◆ **Short task**:
Transcribe all of the data exactly. Omit the pictures.

━━━━

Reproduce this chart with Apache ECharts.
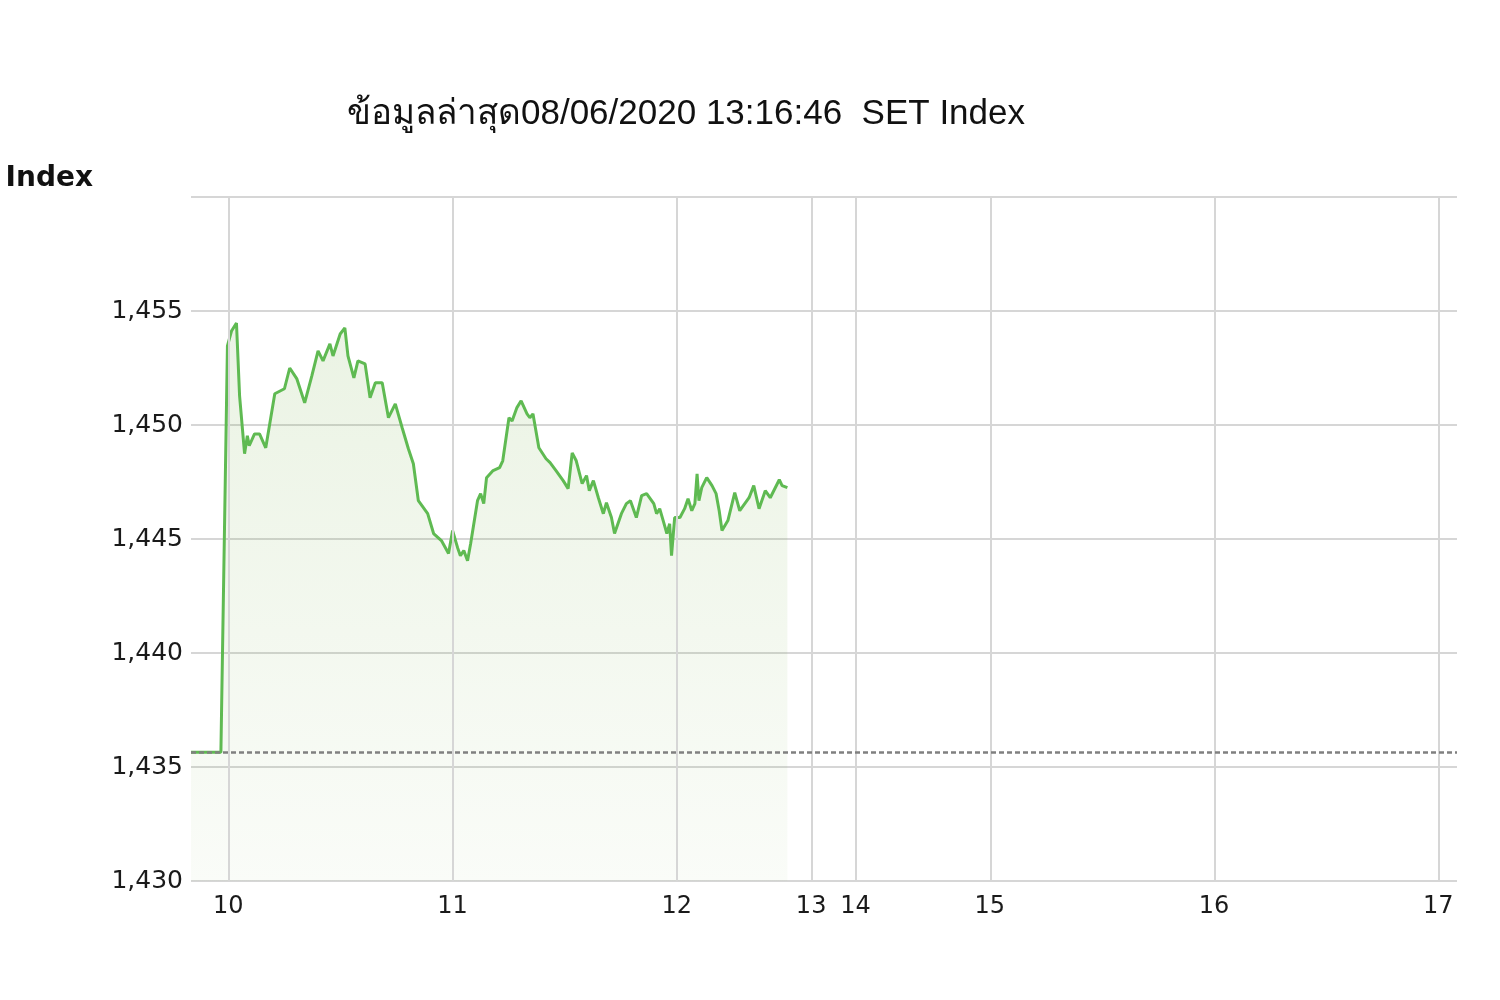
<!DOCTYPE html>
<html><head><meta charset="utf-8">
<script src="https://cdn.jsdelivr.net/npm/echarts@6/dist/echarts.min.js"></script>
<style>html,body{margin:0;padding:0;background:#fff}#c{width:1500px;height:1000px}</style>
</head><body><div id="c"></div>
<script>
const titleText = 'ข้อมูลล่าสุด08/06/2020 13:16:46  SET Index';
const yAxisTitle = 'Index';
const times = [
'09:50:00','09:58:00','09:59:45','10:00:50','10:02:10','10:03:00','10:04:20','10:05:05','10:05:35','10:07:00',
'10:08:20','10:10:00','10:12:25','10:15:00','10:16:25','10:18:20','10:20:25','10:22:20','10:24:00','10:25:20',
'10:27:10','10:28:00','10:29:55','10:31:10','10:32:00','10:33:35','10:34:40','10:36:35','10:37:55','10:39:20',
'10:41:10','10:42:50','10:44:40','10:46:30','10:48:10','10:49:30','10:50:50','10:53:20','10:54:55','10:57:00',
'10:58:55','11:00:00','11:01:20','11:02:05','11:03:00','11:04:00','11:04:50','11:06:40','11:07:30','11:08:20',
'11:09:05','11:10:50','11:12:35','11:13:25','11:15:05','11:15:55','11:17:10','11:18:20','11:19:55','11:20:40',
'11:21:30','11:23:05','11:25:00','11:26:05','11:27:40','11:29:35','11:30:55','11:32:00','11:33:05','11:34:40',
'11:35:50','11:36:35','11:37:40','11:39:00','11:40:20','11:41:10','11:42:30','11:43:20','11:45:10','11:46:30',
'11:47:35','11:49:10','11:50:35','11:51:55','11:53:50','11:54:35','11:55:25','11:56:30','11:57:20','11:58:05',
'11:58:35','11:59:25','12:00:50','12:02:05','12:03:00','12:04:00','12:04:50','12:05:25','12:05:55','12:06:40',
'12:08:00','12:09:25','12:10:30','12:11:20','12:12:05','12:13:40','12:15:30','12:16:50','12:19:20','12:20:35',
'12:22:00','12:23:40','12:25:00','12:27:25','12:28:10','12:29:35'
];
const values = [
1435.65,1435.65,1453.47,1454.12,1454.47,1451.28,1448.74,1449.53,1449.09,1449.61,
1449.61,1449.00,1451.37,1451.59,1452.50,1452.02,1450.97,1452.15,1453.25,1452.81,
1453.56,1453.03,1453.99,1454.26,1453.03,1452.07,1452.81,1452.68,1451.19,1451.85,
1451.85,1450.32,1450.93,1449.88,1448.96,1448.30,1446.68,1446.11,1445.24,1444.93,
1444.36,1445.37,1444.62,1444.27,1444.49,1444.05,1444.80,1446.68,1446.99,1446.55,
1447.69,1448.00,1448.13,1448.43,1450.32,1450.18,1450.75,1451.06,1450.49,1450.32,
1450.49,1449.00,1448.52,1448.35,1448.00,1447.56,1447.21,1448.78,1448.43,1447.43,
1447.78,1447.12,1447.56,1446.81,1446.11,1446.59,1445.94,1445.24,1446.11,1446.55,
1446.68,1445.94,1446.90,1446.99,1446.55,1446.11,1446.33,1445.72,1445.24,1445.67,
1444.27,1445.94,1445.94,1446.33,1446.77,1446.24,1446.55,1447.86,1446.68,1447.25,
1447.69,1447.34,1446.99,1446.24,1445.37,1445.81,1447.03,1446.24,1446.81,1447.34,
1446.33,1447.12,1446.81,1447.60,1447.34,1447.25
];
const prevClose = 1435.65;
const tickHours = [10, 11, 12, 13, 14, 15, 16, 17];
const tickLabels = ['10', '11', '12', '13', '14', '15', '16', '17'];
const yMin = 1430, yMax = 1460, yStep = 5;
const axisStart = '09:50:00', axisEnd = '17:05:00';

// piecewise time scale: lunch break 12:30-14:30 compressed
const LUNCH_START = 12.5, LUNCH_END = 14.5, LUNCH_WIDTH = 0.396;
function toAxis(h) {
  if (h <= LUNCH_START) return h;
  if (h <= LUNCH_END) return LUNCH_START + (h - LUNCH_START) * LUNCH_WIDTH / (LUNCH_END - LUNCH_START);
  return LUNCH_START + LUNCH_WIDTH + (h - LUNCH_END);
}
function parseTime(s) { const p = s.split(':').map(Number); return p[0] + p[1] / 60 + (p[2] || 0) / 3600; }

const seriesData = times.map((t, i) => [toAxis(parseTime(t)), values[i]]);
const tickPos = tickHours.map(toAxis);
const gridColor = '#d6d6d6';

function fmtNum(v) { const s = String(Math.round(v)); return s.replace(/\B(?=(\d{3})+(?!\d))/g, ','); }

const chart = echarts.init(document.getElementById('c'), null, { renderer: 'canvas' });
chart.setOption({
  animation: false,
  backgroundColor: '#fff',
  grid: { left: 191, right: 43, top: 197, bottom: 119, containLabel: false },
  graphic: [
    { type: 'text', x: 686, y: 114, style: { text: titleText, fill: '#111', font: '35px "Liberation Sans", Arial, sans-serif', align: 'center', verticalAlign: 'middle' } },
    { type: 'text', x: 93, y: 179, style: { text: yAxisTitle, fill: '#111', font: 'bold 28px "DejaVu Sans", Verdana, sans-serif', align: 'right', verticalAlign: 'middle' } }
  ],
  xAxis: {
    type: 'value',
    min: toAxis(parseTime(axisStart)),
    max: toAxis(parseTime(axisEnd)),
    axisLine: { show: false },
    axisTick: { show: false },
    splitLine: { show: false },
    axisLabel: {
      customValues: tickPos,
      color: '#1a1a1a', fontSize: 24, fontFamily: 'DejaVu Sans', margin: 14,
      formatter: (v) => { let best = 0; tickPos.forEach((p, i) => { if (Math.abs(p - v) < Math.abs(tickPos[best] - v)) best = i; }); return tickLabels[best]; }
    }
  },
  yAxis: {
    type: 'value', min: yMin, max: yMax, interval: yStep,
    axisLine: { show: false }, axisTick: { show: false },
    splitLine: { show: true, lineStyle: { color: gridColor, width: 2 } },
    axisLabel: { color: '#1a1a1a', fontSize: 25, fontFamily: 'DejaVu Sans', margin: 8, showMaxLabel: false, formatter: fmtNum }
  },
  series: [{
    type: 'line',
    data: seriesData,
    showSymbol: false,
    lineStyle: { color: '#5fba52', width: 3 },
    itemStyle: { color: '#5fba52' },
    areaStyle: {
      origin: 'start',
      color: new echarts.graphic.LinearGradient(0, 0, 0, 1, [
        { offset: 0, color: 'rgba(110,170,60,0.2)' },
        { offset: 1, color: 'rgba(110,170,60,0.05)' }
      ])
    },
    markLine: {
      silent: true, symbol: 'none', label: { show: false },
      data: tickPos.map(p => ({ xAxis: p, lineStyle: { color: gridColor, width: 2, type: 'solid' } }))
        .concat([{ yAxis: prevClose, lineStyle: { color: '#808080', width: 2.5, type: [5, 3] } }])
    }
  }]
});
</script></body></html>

━━━━

◆ **Full solution**:
Reproduce this chart with Apache ECharts.
<!DOCTYPE html>
<html><head><meta charset="utf-8">
<script src="https://cdn.jsdelivr.net/npm/echarts@6/dist/echarts.min.js"></script>
<style>html,body{margin:0;padding:0;background:#fff}#c{width:1500px;height:1000px}</style>
</head><body><div id="c"></div>
<script>
const titleText = 'ข้อมูลล่าสุด08/06/2020 13:16:46  SET Index';
const yAxisTitle = 'Index';
const times = [
'09:50:00','09:58:00','09:59:45','10:00:50','10:02:10','10:03:00','10:04:20','10:05:05','10:05:35','10:07:00',
'10:08:20','10:10:00','10:12:25','10:15:00','10:16:25','10:18:20','10:20:25','10:22:20','10:24:00','10:25:20',
'10:27:10','10:28:00','10:29:55','10:31:10','10:32:00','10:33:35','10:34:40','10:36:35','10:37:55','10:39:20',
'10:41:10','10:42:50','10:44:40','10:46:30','10:48:10','10:49:30','10:50:50','10:53:20','10:54:55','10:57:00',
'10:58:55','11:00:00','11:01:20','11:02:05','11:03:00','11:04:00','11:04:50','11:06:40','11:07:30','11:08:20',
'11:09:05','11:10:50','11:12:35','11:13:25','11:15:05','11:15:55','11:17:10','11:18:20','11:19:55','11:20:40',
'11:21:30','11:23:05','11:25:00','11:26:05','11:27:40','11:29:35','11:30:55','11:32:00','11:33:05','11:34:40',
'11:35:50','11:36:35','11:37:40','11:39:00','11:40:20','11:41:10','11:42:30','11:43:20','11:45:10','11:46:30',
'11:47:35','11:49:10','11:50:35','11:51:55','11:53:50','11:54:35','11:55:25','11:56:30','11:57:20','11:58:05',
'11:58:35','11:59:25','12:00:50','12:02:05','12:03:00','12:04:00','12:04:50','12:05:25','12:05:55','12:06:40',
'12:08:00','12:09:25','12:10:30','12:11:20','12:12:05','12:13:40','12:15:30','12:16:50','12:19:20','12:20:35',
'12:22:00','12:23:40','12:25:00','12:27:25','12:28:10','12:29:35'
];
const values = [
1435.65,1435.65,1453.47,1454.12,1454.47,1451.28,1448.74,1449.53,1449.09,1449.61,
1449.61,1449.00,1451.37,1451.59,1452.50,1452.02,1450.97,1452.15,1453.25,1452.81,
1453.56,1453.03,1453.99,1454.26,1453.03,1452.07,1452.81,1452.68,1451.19,1451.85,
1451.85,1450.32,1450.93,1449.88,1448.96,1448.30,1446.68,1446.11,1445.24,1444.93,
1444.36,1445.37,1444.62,1444.27,1444.49,1444.05,1444.80,1446.68,1446.99,1446.55,
1447.69,1448.00,1448.13,1448.43,1450.32,1450.18,1450.75,1451.06,1450.49,1450.32,
1450.49,1449.00,1448.52,1448.35,1448.00,1447.56,1447.21,1448.78,1448.43,1447.43,
1447.78,1447.12,1447.56,1446.81,1446.11,1446.59,1445.94,1445.24,1446.11,1446.55,
1446.68,1445.94,1446.90,1446.99,1446.55,1446.11,1446.33,1445.72,1445.24,1445.67,
1444.27,1445.94,1445.94,1446.33,1446.77,1446.24,1446.55,1447.86,1446.68,1447.25,
1447.69,1447.34,1446.99,1446.24,1445.37,1445.81,1447.03,1446.24,1446.81,1447.34,
1446.33,1447.12,1446.81,1447.60,1447.34,1447.25
];
const prevClose = 1435.65;
const tickHours = [10, 11, 12, 13, 14, 15, 16, 17];
const tickLabels = ['10', '11', '12', '13', '14', '15', '16', '17'];
const yMin = 1430, yMax = 1460, yStep = 5;
const axisStart = '09:50:00', axisEnd = '17:05:00';

// piecewise time scale: lunch break 12:30-14:30 compressed
const LUNCH_START = 12.5, LUNCH_END = 14.5, LUNCH_WIDTH = 0.396;
function toAxis(h) {
  if (h <= LUNCH_START) return h;
  if (h <= LUNCH_END) return LUNCH_START + (h - LUNCH_START) * LUNCH_WIDTH / (LUNCH_END - LUNCH_START);
  return LUNCH_START + LUNCH_WIDTH + (h - LUNCH_END);
}
function parseTime(s) { const p = s.split(':').map(Number); return p[0] + p[1] / 60 + (p[2] || 0) / 3600; }

const seriesData = times.map((t, i) => [toAxis(parseTime(t)), values[i]]);
const tickPos = tickHours.map(toAxis);
const gridColor = '#d6d6d6';

function fmtNum(v) { const s = String(Math.round(v)); return s.replace(/\B(?=(\d{3})+(?!\d))/g, ','); }

const chart = echarts.init(document.getElementById('c'), null, { renderer: 'canvas' });
chart.setOption({
  animation: false,
  backgroundColor: '#fff',
  grid: { left: 191, right: 43, top: 197, bottom: 119, containLabel: false },
  graphic: [
    { type: 'text', x: 686, y: 114, style: { text: titleText, fill: '#111', font: '35px "Liberation Sans", Arial, sans-serif', align: 'center', verticalAlign: 'middle' } },
    { type: 'text', x: 93, y: 179, style: { text: yAxisTitle, fill: '#111', font: 'bold 28px "DejaVu Sans", Verdana, sans-serif', align: 'right', verticalAlign: 'middle' } }
  ],
  xAxis: {
    type: 'value',
    min: toAxis(parseTime(axisStart)),
    max: toAxis(parseTime(axisEnd)),
    axisLine: { show: false },
    axisTick: { show: false },
    splitLine: { show: false },
    axisLabel: {
      customValues: tickPos,
      color: '#1a1a1a', fontSize: 24, fontFamily: 'DejaVu Sans', margin: 14,
      formatter: (v) => { let best = 0; tickPos.forEach((p, i) => { if (Math.abs(p - v) < Math.abs(tickPos[best] - v)) best = i; }); return tickLabels[best]; }
    }
  },
  yAxis: {
    type: 'value', min: yMin, max: yMax, interval: yStep,
    axisLine: { show: false }, axisTick: { show: false },
    splitLine: { show: true, lineStyle: { color: gridColor, width: 2 } },
    axisLabel: { color: '#1a1a1a', fontSize: 25, fontFamily: 'DejaVu Sans', margin: 8, showMaxLabel: false, formatter: fmtNum }
  },
  series: [{
    type: 'line',
    data: seriesData,
    showSymbol: false,
    lineStyle: { color: '#5fba52', width: 3 },
    itemStyle: { color: '#5fba52' },
    areaStyle: {
      origin: 'start',
      color: new echarts.graphic.LinearGradient(0, 0, 0, 1, [
        { offset: 0, color: 'rgba(110,170,60,0.2)' },
        { offset: 1, color: 'rgba(110,170,60,0.05)' }
      ])
    },
    markLine: {
      silent: true, symbol: 'none', label: { show: false },
      data: tickPos.map(p => ({ xAxis: p, lineStyle: { color: gridColor, width: 2, type: 'solid' } }))
        .concat([{ yAxis: prevClose, lineStyle: { color: '#808080', width: 2.5, type: [5, 3] } }])
    }
  }]
});
</script></body></html>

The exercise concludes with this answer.